Ross, de son prénom, coche toutes les cases du héros romantique. Il est beau, noble, riche de terre et de travail, mais il n’est pas un banquier comme George, sa némésis, sur lequel nous reviendrons. Ross défend la veuve, l’orphelin, le pauvre, au point d’en épouser une. Il est noble de naissance. Il détient ses biens de naissance. Il n’a rien à prouver. Dans une société où souffle les vents de la révolution et de l’argent, il se moque des parvenus, des bourgeois qui travaillent pour devenir toujours plus riches.

Ross et Démelza

Mais tout cela ne reposerait-il tout de même pas sur un mensonge?
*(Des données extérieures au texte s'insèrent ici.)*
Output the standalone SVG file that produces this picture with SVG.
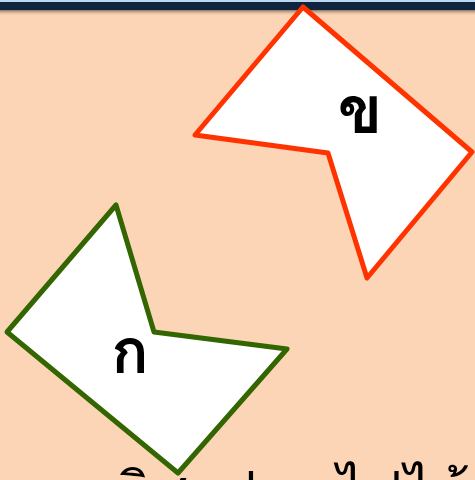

La matrice du récit donne les clés de son mystère. L’aventure tourne autour de 4 personnages symétriques et opposés: Ross, Georges, Demelsa et Elisabeth. Ross et Georges sont les meilleurs ennemis du monde. Ils se connaissent depuis l’enfance. Georges n’est pas né avec une cuillère d’argent dans la bouche. Il est le fils d’un forgeron. A force d’habileté, d’affaires et de coup bas assumés, Georges fait son chemin vers la richesse et le grande monde. Il est le bourgeois, apparemment aussi haïssable que possible. Démelsa, donc, est aussi pauvre que possible. Et en cela elle est bien plus proche de Georges que de Ross. Comme lui, elle est du côté des non nobles. Elle travaille dur. Elle a un grand coeur qui l’amène à faire toutes les bêtises possibles. Ross est – presque – toujours là pour la sauver. Elisabeth enfin, qui ferme ce carré, est la cousine de Ross. Elle appartient comme lui au « clan », à la famille Poldark, et est noble. Plus proche de son cousin et à l’opposé de Démelsa, elle est l’épouse en seconde noce de Georges. On se croirait au milieu d’une pièce de Molière

George et Elisabeth

Et ce n’est pas tout. Dans un passé qui n’appartient pas à la narration, qui n’est pas raconté, Ross et Elisabeth se sont aimés. De toute évidence, ils s’aiment encore, malgré les Georges et autres Démelsa, qui eux se haïssent. . Ross-le-noble-que-toutes-les-femmes-aiment se permet tout. C’est le droit de son rang. Et il se permet tout particulièrement d’aimer sa cousine… au point de lui faire un enfant qui sera élevé par Georges. L’amour noble est plus fort que l’amour de l’argent du bourgeois. Et tant pis pour le gamin.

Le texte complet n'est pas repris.